Using tristeza virus to provide citrus with anti-microbial or insecticidal protection
Article written by Bill Dawson, Kirsten Pelz-Stelinski, Elizabeth Grafton-Cardwell, Peggy G. Lemaux, & Lukasz Stelinski.
Revised August 30, 2018.
What is the technique?
A novel way to kill Asian citrus psyllids is to insert into the citrus plant insect-derived or plant-derived peptides. These are short portions of protein that have insecticidal (kill the insect) or antimicrobial (kill CLas) activity. An example of a plant-based insecticidal peptide is lectins, that act against phloem-feeding insects. Lectins affect receptors in the insect gut, causing lesions that prevent the insect from feeding, and so it dies. Antimicrobial peptides affect the internal communities of endosymbiotic (helpful) bacteria in psyllids, reducing psyllid fitness. Antimicrobial peptides also have the potential to kill CLas bacteria directly, if selective antimicrobials can be found, engineered into plants, and delivered to the psyllid.
Using viruses as delivery tools
Antimicrobial peptides could be inserted into citrus via genetic engineering, but this approach requires replanting of existing citrus trees and the process would need to be repeated for each variety of citrus. An alternative method to deliver peptides, is to engineer a mild strain of the citrus tristeza virus (CTV) that, in itself is not damaging to citrus, but it can express insecticidal or antimicrobial peptides. This altered CTV would act as a carrier to inoculate trees and so would not require the trees to be replanted – creating an approach that is much faster than engineering the plant.
In order to show visually where the virus ends up in the tree, Dawson created a virus that makes a visual green fluorescent protein (GFP). CTV was shown to produce GFP (green color) to very high levels (below) throughout the tree. Recently, Dawson and his collaborators have used the vector to produce a wide range of antimicrobial peptides to control HLB.
Who is working on the Project?
Bill Dawson at the University of Florida, has pioneered research on development of CTV vectors to transport foreign genes within plants. Through his laboratories’ research, CTV vectors have been developed to express foreign genes throughout citrus trees, acting like ‘vehicles’ to deliver antimicrobials into the tree. Dr. Kirsten Pelz-Stelinski, also of the University of Florida is collaborating in learning how the insecticidal peptides affect psyllids.

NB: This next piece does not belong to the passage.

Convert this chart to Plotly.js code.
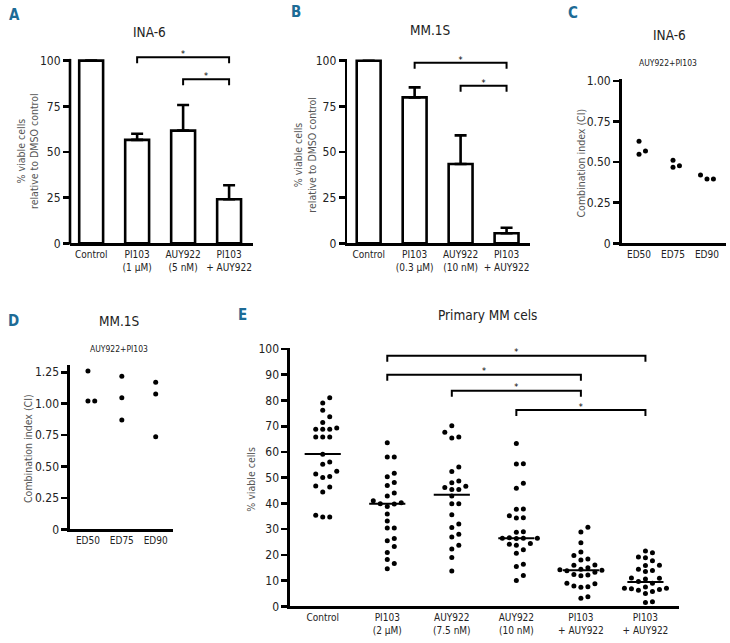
<!DOCTYPE html>
<html><head><meta charset="utf-8">
<script src="https://cdn.plot.ly/plotly-3.0.1.min.js"></script>
<style>html,body{margin:0;padding:0;background:#fff}#chart{width:730px;height:643px}</style>
</head><body><div id="chart"></div>
<script>
// ---------- DATA ----------
// Panel A: INA-6
const catsA = ['Control', 'PI103<br>(1 μM)', 'AUY922<br>(5 nM)', 'PI103<br>+ AUY922'];
const valsA = [100, 56.6, 61.7, 24.1];
const errA  = [0, 3.4, 14.0, 7.7];
const sigA  = [[1, 3, 101.9], [2, 3, 89.8]];
// Panel B: MM.1S
const catsB = ['Control', 'PI103<br>(0.3 μM)', 'AUY922<br>(10 nM)', 'PI103<br>+ AUY922'];
const valsB = [100, 79.9, 43.4, 5.5];
const errB  = [0, 5.5, 15.7, 3.0];
const sigB  = [[1, 3, 98.9], [2, 3, 86.3]];
// Panels C / D: combination index
const edCats = ['ED50', 'ED75', 'ED90'];
const ciINA6 = [[0.628, 0.548, 0.569], [0.511, 0.468, 0.478], [0.421, 0.396, 0.396]];
const ciMM1S = [[1.260, 1.021, 1.021], [1.218, 1.048, 0.870], [1.170, 1.077, 0.737]];
// Panel E: primary MM cells
const catsE = ['Control', 'PI103<br>(2 μM)', 'AUY922<br>(7.5 nM)', 'AUY922<br>(10 nM)', 'PI103<br>+ AUY922', 'PI103<br>+ AUY922'];
const eControl = [81.1, 79.0, 76.2, 73.7, 71.4, 69.3, 68.8, 68.8, 68.8, 65.8, 65.8, 65.8, 59.1, 56.1, 55.2, 52.5, 51.4, 50.5, 50.1, 46.8, 46.4, 44.4, 35.4, 34.7, 34.7];
const ePI103 = [63.6, 58.0, 58.0, 51.7, 50.4, 48.1, 47.0, 44.0, 42.9, 41.0, 40.3, 39.9, 39.8, 38.8, 35.9, 33.2, 30.4, 30.4, 26.4, 25.5, 23.2, 20.9, 18.2, 16.6, 14.6];
const eAUY75 = [70.2, 67.7, 65.8, 65.4, 54.1, 52.4, 48.7, 48.0, 46.7, 46.2, 45.4, 45.4, 42.9, 39.9, 39.9, 35.6, 32.0, 30.6, 28.0, 26.9, 23.7, 22.3, 19.0, 13.7];
const eAUY10 = [63.3, 55.4, 55.3, 47.8, 45.9, 37.8, 37.7, 35.2, 34.4, 34.3, 29.0, 28.8, 26.6, 26.5, 26.5, 26.4, 26.5, 24.4, 24.1, 23.7, 22.0, 20.6, 16.3, 15.5, 12.0, 10.0];
const eCombo1 = [30.7, 28.9, 24.7, 21.1, 19.7, 18.4, 18.0, 16.1, 16.0, 15.0, 14.4, 14.2, 14.0, 13.8, 13.2, 12.4, 12.2, 11.9, 9.0, 8.8, 7.6, 7.4, 7.9, 3.7, 3.1];
const eCombo2 = [21.5, 20.8, 19.2, 18.9, 17.7, 16.0, 15.9, 14.4, 13.9, 13.5, 11.0, 10.9, 10.6, 9.6, 7.0, 6.8, 7.5, 6.5, 7.0, 5.8, 5.0, 6.2, 1.5, 1.8, 9.0];
const mediansE = [59.2, 39.9, 43.4, 26.5, 14.0, 9.4];
const sigE = [[1, 5, 97.4], [1, 4, 90.0], [2, 4, 83.8], [3, 5, 76.3]];

// ---------- HELPERS ----------
const FONT = '"DejaVu Sans Condensed", "Liberation Sans Narrow", "Liberation Sans", Arial, sans-serif';
const W = 730, H = 643;
const px = x => x / W;
const py = y => 1 - y / H;

// deterministic beeswarm: offset index per point (0, +1, -1, +2, -2 ...)
function swarm(vals, thr) {
  const order = vals.map((v, i) => i).sort((a, b) => vals[a] - vals[b]);
  const placed = [], off = new Array(vals.length);
  order.forEach(i => {
    for (let k = 0; ; k++) {
      const o = k === 0 ? 0 : (k % 2 ? (k + 1) / 2 : -k / 2);
      if (!placed.some(p => p.o === o && Math.abs(p.v - vals[i]) < thr)) {
        off[i] = o; placed.push({o: o, v: vals[i]}); break;
      }
    }
  });
  return off;
}

const traces = [];
function dots(groups, step, thr, xa, ya) {
  const xs = [], ys = [];
  groups.forEach((g, ci) => {
    const o = swarm(g, thr);
    g.forEach((v, i) => { xs.push(ci + o[i] * step); ys.push(v); });
  });
  traces.push({type: 'scatter', mode: 'markers', x: xs, y: ys, xaxis: xa, yaxis: ya,
    marker: {color: '#000', size: 5}, hoverinfo: 'skip', cliponaxis: false});
}
function brackets(sig, drop, starDy, xa, ya, lw) {
  const bx = [], by = [], sx = [], sy = [];
  sig.forEach(s => {
    bx.push(s[0], s[0], s[1], s[1], null);
    by.push(s[2] - drop, s[2], s[2], s[2] - drop, null);
    sx.push((s[0] + s[1]) / 2); sy.push(s[2] + starDy);
  });
  traces.push({type: 'scatter', mode: 'lines', x: bx, y: by, xaxis: xa, yaxis: ya,
    line: {color: '#000', width: lw}, hoverinfo: 'skip', cliponaxis: false});
  traces.push({type: 'scatter', mode: 'text', x: sx, y: sy, xaxis: xa, yaxis: ya,
    text: sx.map(() => '*'), textposition: 'middle center',
    textfont: {family: FONT, size: 9, color: '#000'}, hoverinfo: 'skip', cliponaxis: false});
}
function barPanel(vals, err, xa, ya) {
  traces.push({type: 'bar', x: vals.map((v, i) => i), y: vals, xaxis: xa, yaxis: ya, width: 0.52,
    marker: {color: '#fff', line: {color: '#000', width: 2.6}},
    error_y: {type: 'data', symmetric: false, array: err, arrayminus: err.map(() => 0),
      color: '#000', thickness: 2.6, width: 6},
    hoverinfo: 'skip', cliponaxis: false});
}

// ---------- TRACES ----------
barPanel(valsA, errA, 'x', 'y');
brackets(sigA, 3.3, 1.6, 'x', 'y', 2);
barPanel(valsB, errB, 'x2', 'y2');
brackets(sigB, 3.3, 0.9, 'x2', 'y2', 2);
dots(ciINA6, 0.19, 0.042, 'x3', 'y3');
dots(ciMM1S, 0.2, 0.054, 'x4', 'y4');
dots([eControl, ePI103, eAUY75, eAUY10, eCombo1, eCombo2], 0.1085, 2.4, 'x5', 'y5');
// median lines
(function () {
  const mx = [], my = [];
  mediansE.forEach((m, i) => { mx.push(i - 0.28, i + 0.28, null); my.push(m, m, null); });
  traces.push({type: 'scatter', mode: 'lines', x: mx, y: my, xaxis: 'x5', yaxis: 'y5',
    line: {color: '#000', width: 2}, hoverinfo: 'skip', cliponaxis: false});
})();
brackets(sigE, 2.3, 1.0, 'x5', 'y5', 2);

// ---------- LAYOUT ----------
function xax(d0, d1, r, vals, text, anchor) {
  return {domain: [px(d0), px(d1)], range: r, anchor: anchor, tickvals: vals, ticktext: text,
    showline: true, linewidth: 2.6, linecolor: '#000', ticks: '', showgrid: false, zeroline: false,
    tickangle: 0, tickfont: {family: FONT, size: 10, color: '#222'}, fixedrange: true};
}
function yax(top, bottom, r, tv, tt, anchor, line) {
  return {domain: [py(bottom), py(top)], range: r, anchor: anchor, tickvals: tv, ticktext: tt,
    showline: line !== false, linewidth: 2.6, linecolor: '#000', ticks: 'outside', ticklen: 6, tickwidth: 2.6,
    tickcolor: '#000', showgrid: false, zeroline: false,
    tickfont: {family: FONT, size: 12, color: '#222'}, fixedrange: true};
}
const pctT = [0, 25, 50, 75, 100];
const ciT = [0, 0.25, 0.5, 0.75, 1.0];
const ciT2 = [0, 0.25, 0.5, 0.75, 1.0, 1.25];
const eT = [0, 10, 20, 30, 40, 50, 60, 70, 80, 90, 100];

const ann = [];
function label(t, x, y, size, opts) {
  ann.push(Object.assign({text: t, x: px(x), y: py(y), xref: 'paper', yref: 'paper', showarrow: false,
    xanchor: 'center', yanchor: 'middle', font: {family: FONT, size: size, color: '#222'}}, opts || {}));
}
const panelFont = {family: FONT, size: 15, color: '#1d6b96'};
label('<b>A</b>', 14, 15, 15, {font: panelFont});
label('<b>B</b>', 296, 12, 15, {font: panelFont});
label('<b>C</b>', 573, 12.5, 15, {font: panelFont});
label('<b>D</b>', 13.5, 320.7, 15, {font: panelFont});
label('<b>E</b>', 242, 315, 15, {font: panelFont});
label('INA-6', 149, 32, 13.5);
label('MM.1S', 430, 30, 13.5);
label('INA-6', 669, 35, 13.5);
label('AUY922+PI103', 668, 62.7, 8.5);
label('MM.1S', 119, 320.7, 13.5);
label('AUY922+PI103', 119, 349, 8.5);
label('Primary MM cels', 487, 315, 13.5);
const gray = {family: FONT, size: 10.5, color: '#555'};
label('% viable cells', 20.7, 150.7, 10.5, {textangle: -90, font: gray});
label('relative to DMSO control', 33.3, 150.7, 10.5, {textangle: -90, font: gray});
label('% viable cells', 298.3, 155, 10.5, {textangle: -90, font: gray});
label('relative to DMSO control', 311.7, 155, 10.5, {textangle: -90, font: gray});
label('Combination index (CI)', 580.5, 163, 10.5, {textangle: -90, font: gray});
label('Combination index (CI)', 28, 449, 10.5, {textangle: -90, font: gray});
label('% viable cells', 250.7, 479, 10.5, {textangle: -90, font: gray});

// panel A: y range extends above 100 to hold the brackets; its axis line stops at 100
const shapes = [{type: 'line', xref: 'paper', yref: 'paper', x0: px(70), x1: px(70),
  y0: py(244.6), y1: py(58.9), line: {color: '#000', width: 2.6}}];

const layout = {
  width: W, height: H, margin: {l: 0, r: 0, t: 0, b: 0},
  paper_bgcolor: '#fff', plot_bgcolor: 'rgba(0,0,0,0)', showlegend: false,
  font: {family: FONT, color: '#222'},
  xaxis:  xax(70, 253, [-0.46, 3.52], [0, 1, 2, 3], catsA, 'y'),
  yaxis:  yax(49.7, 243.3, [0, 106], pctT, pctT.map(String), 'x', false),
  xaxis2: xax(347.3, 530, [-0.465, 3.51], [0, 1, 2, 3], catsB, 'y2'),
  yaxis2: yax(58.9, 243.3, [0, 101], pctT, pctT.map(String), 'x2'),
  xaxis3: xax(621.7, 726, [-0.51, 2.56], [0, 1, 2], edCats, 'y3'),
  yaxis3: yax(79, 243.3, [0, 1.012], ciT, ['0', '0.25', '0.50', '0.75', '1.00'], 'x3'),
  xaxis4: xax(70, 173.3, [-0.53, 2.52], [0, 1, 2], edCats, 'y4'),
  yaxis4: yax(365, 529.3, [0, 1.308], ciT2, ['0', '0.25', '0.50', '0.75', '1.00', '1.25'], 'x4'),
  xaxis5: xax(290, 679, [-0.507, 5.52], [0, 1, 2, 3, 4, 5], catsE, 'y5'),
  yaxis5: yax(347.5, 606.3, [0, 100.6], eT, eT.map(String), 'x5'),
  annotations: ann, shapes: shapes,
  bargap: 0
};
Plotly.newPlot('chart', traces, layout, {staticPlot: true, displayModeBar: false});
</script>
</body></html>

What are the challenges and opportunities?
Citrus budwood, containing a mild strain of CTV that makes insecticidal or antibacterial peptides specific for psyllids, could be grafted onto nursery trees. Or, the CTV budwood could be graft-inoculated onto existing trees, negating the need for tree removal and replanting, and would not require developing new technologies for different varieties. Because making the peptide is not a permanent ability of the virus, it eliminates the possibility of the trait escaping in pollen. The major limiting factors in developing this technology are finding effective antimicrobial and insecticidal peptides to incorporate into the CTV and obtaining approval for their use from the FDA and EPA. To this end, on May 10, 2018 USDA APHIS released a draft Environmental Impact Statement for a 45 d period for public comment (https://www.regulations.gov/docket?D=APHIS-2017-0018). This document describes the environmental impacts that might result from the environmental release throughout Florida of genetically engineered Citrus tristeza virus. They also included an analysis of the plant pest risks associated with using this engineered virus as a biological control agent to help manage HLB.
Citation: Dawson, W.O., Bar-Joseph, M., Garnsey, and Moreno, P. 2015. Citrus Tristeza Virus: Making an Ally from an Enemy. Annual Review of Phytopathology 53: 137-155. http://www.annualreviews.org/doi/full/10.1146/annurev-phyto-080614-120012
Funding source: This project is funded by USDA-NIFA.